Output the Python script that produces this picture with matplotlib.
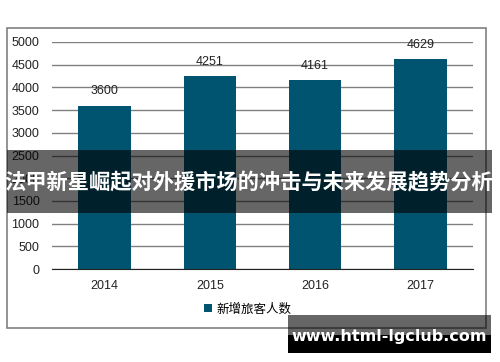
import matplotlib.pyplot as plt
from matplotlib.patches import Rectangle

plt.rcParams['font.family'] = ['Liberation Sans', 'Noto Sans CJK SC', 'DejaVu Sans']

years = ["2014", "2015", "2016", "2017"]
visitors = [3600, 4251, 4161, 4629]
yticks = [0, 500, 1000, 1500, 2000, 2500, 3000, 3500, 4000, 4500, 5000]
series_name = "新增旅客人数"
banner = "法甲新星崛起对外援市场的冲击与未来发展趋势分析"
watermark = "www.html-lgclub.com"

BAR = "#01546F"
W, H = 500, 362

fig = plt.figure(figsize=(W / 100, H / 100), dpi=100)

# outer frame of the chart
fig.patches.append(Rectangle((7 / W, 1 - 328 / H), 479 / W, 300 / H, transform=fig.transFigure,
                             fill=False, edgecolor="#808080", linewidth=1.2, zorder=0))

ax = fig.add_axes([52 / W, 93 / H, 421 / W, 227 / H])
x = range(len(years))
bars = ax.bar(x, visitors, width=0.5, color=BAR, label=series_name, zorder=3)
for xi, v in zip(x, visitors):
    ax.annotate(str(v), (xi, v), xytext=(0, 6), textcoords="offset points",
                ha="center", va="bottom", fontsize=9, color="#222222")

ax.set_xlim(-0.5, len(years) - 0.5)
ax.set_ylim(0, 5000)
ax.set_yticks(yticks)
ax.set_xticks(list(x))
ax.set_xticklabels(years)
ax.tick_params(axis="both", length=0, labelsize=9, colors="#222222")
ax.tick_params(axis="y", pad=9)
ax.tick_params(axis="x", pad=8)
ax.grid(axis="y", color="#808080", linewidth=1, zorder=0)
for s in ["top", "right", "left"]:
    ax.spines[s].set_visible(False)
ax.spines["bottom"].set_color("#222222")
ax.spines["bottom"].set_zorder(4)

ax.legend(loc="center", bbox_to_anchor=(248 / W, 1 - 309 / H), bbox_transform=fig.transFigure,
          frameon=False, handlelength=0.6, handleheight=0.6, handletextpad=0.4,
          prop={"family": ["Noto Sans CJK SC"], "size": 9})

# dark banner across the middle
fig.patches.append(Rectangle((7 / W, 1 - 213 / H), 485 / W, 63 / H, transform=fig.transFigure,
                             facecolor="black", alpha=0.6, edgecolor="none", zorder=10))
fig.text(249 / W, 1 - 183 / H, banner, ha="center", va="center", color="white",
         fontsize=15.3, fontweight="bold", family=["Noto Sans CJK SC"], zorder=11)

# watermark box
fig.patches.append(Rectangle((288 / W, 1 - 335 / H), 203 / W, 20 / H, transform=fig.transFigure,
                             facecolor="black", alpha=0.6, edgecolor="none", zorder=10))
fig.patches.append(Rectangle((288 / W, 1 - 353 / H), 203 / W, 18 / H, transform=fig.transFigure,
                             facecolor="black", edgecolor="none", zorder=10))
fig.text(389 / W, 1 - 337 / H, watermark, ha="center", va="center", color="white",
         fontsize=11.5, fontweight="bold", family=["DejaVu Sans"], zorder=11)

fig.savefig("out.png", dpi=100)
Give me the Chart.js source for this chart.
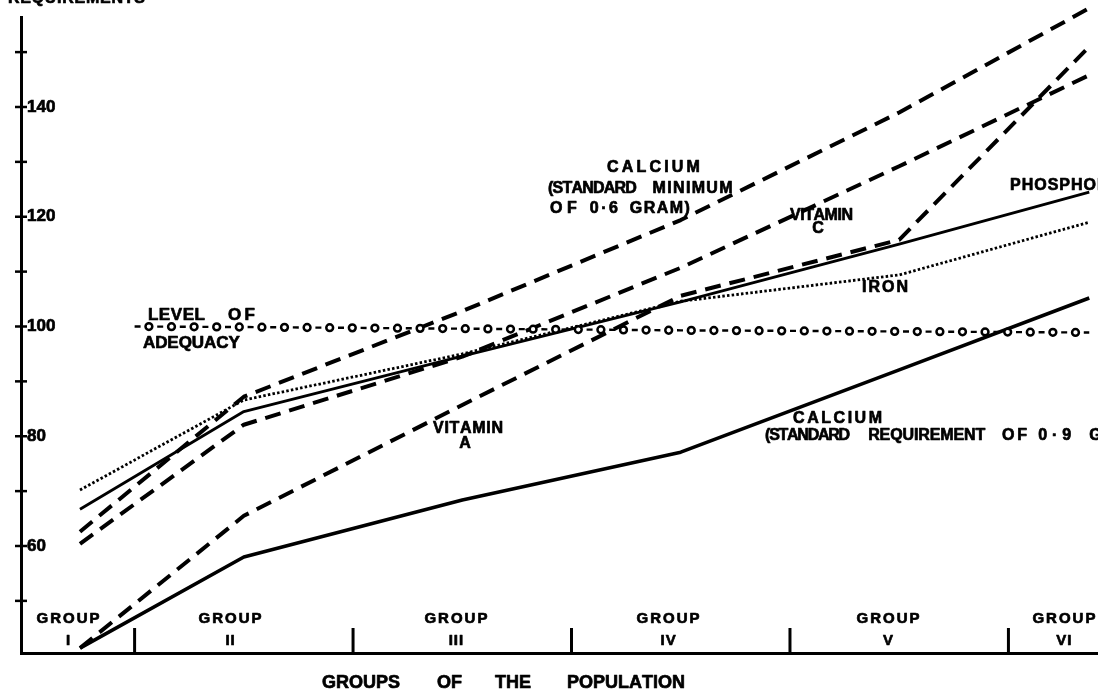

What needs to be done
Return only the lines from the start of the data through the line that contains "W, H = 500, 362", please, copying them exactly and omitting all pictures.

Result of this task
Output the Python script that produces this picture with matplotlib.
import matplotlib.pyplot as plt
from matplotlib.patches import Rectangle

plt.rcParams['font.family'] = ['Liberation Sans', 'Noto Sans CJK SC', 'DejaVu Sans']

years = ["2014", "2015", "2016", "2017"]
visitors = [3600, 4251, 4161, 4629]
yticks = [0, 500, 1000, 1500, 2000, 2500, 3000, 3500, 4000, 4500, 5000]
series_name = "新增旅客人数"
banner = "法甲新星崛起对外援市场的冲击与未来发展趋势分析"
watermark = "www.html-lgclub.com"

BAR = "#01546F"
W, H = 500, 362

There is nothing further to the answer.